The targeting of healthcare has been central. Hospitals and clinics have been destroyed. Thousands of people now have no access to medical care. That is not a side effect of war. It is a method. When you destroy the places where babies are born and the wounded are treated, you are not just killing people in the moment. You are ensuring that more will die later, from infections, from untreated chronic conditions, from complications in childbirth. The prevention of births has been cited by the International Association of Genocide Scholars as evidence of genocide. That is a specific charge. It means the destruction of a people’s future.
Healthcare workers have been killed. Aid-seekers have been killed. People who risked their lives to deliver food and medicine have been killed. The UN special committee has documented this. The commission of inquiry has documented this. The pattern is not random. It is consistent. It is deliberate.
The context matters. Gaza has been under blockade for years before this war. It was already a place where clean water was scarce, where electricity was intermittent, where the economy was strangled. The current campaign did not create a crisis out of nothing. It took a population that was already trapped and systematically destroyed what little infrastructure kept them alive.
Starvation has been used as a weapon. The UN commission said so. Deliberate starvation. That means controlling the entry of food, controlling the distribution of aid, controlling who eats and who does not. The result is a humanitarian catastrophe that is not accidental. It is engineered.
Why does this matter now? Because the international community has been asked to act. The UN commission has urged action. The genocide scholars have condemned the actions. Yet the killing continues. The destruction continues. The numbers climb.

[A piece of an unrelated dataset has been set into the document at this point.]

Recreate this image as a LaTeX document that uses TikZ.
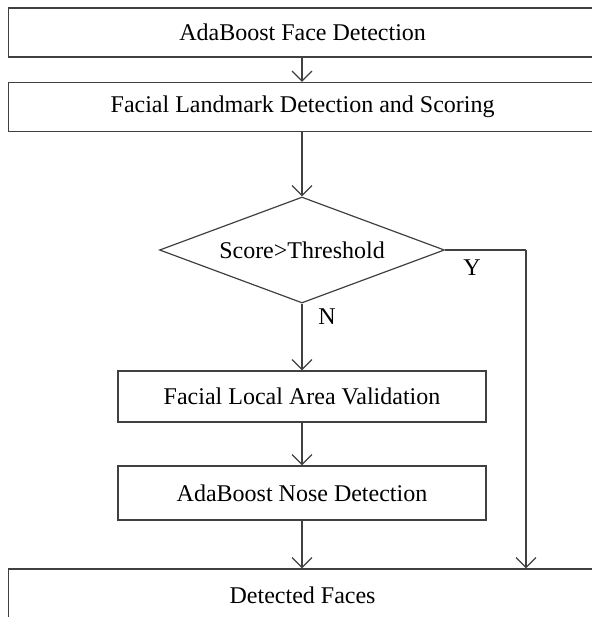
\documentclass[tikz,border=0pt]{standalone}
\usepackage{fontspec}
\setmainfont{Liberation Serif}
\usetikzlibrary{shapes.geometric,arrows.meta}
\begin{document}
\begin{tikzpicture}[
    x=0.5pt, y=-0.5pt,
    font=\fontsize{12}{14}\selectfont,
    box/.style={rectangle, draw=black!75, line width=0.6pt, minimum width=184pt, minimum height=25.5pt, inner sep=0pt, align=center},
    widebox/.style={box, anchor=west, minimum width=320pt, minimum height=24.5pt},
    boxtext/.style={label={[xshift=-13pt]center:#1}},
    decision/.style={diamond, draw=black!75, line width=0.6pt, minimum width=142.5pt, minimum height=53pt, shape aspect=2.69, inner sep=0pt},
    arrow/.style={-{Straight Barb[length=5pt,width=10pt,line width=0.6pt]}, draw=black!75, line width=0.6pt},
    line/.style={draw=black!75, line width=0.6pt}
]
\useasboundingbox (0,0) rectangle (591,617);

% boxes that run off the right edge
\node[widebox, boxtext=AdaBoost Face Detection] (face) at (8,32.5) {};
\node[widebox, boxtext=Facial Landmark Detection and Scoring] (landmark) at (8,107) {};
\node[widebox, minimum height=26pt, boxtext=Detected Faces] (faces) at (8,595) {};

\node[decision] (score) at (302,250) {Score>Threshold};
\node[box] (local) at (302,396.5) {Facial Local Area Validation};
\node[box, minimum height=27pt] (nose) at (302,493) {AdaBoost Nose Detection};

\coordinate (ycorner) at (526,250);
\node (yes) at (472,268) {Y};
\node (no) at (327,317) {N};

\draw[arrow] (face.south -| score) -- (landmark.north -| score);
\draw[arrow] (landmark.south -| score) -- (score);
\draw[arrow] (score) -- (local);
\draw[arrow] (local) -- (nose);
\draw[arrow] (nose) -- (nose |- faces.north);
\draw[line] (score.east) -- (ycorner);
\draw[arrow] (ycorner) -- (ycorner |- faces.north);

\end{tikzpicture}
\end{document}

Seventy thousand is not a final number. It is a snapshot. The war is ongoing. The deaths are ongoing. The systematic destruction is ongoing. The question the commission has posed to the world is whether anyone will stop it. That question has not been answered.
The evidence is on the record. The legal determinations have been made. The calls for accountability have been issued. What happens next is not a matter of facts. The facts are clear. What happens next is a matter of will.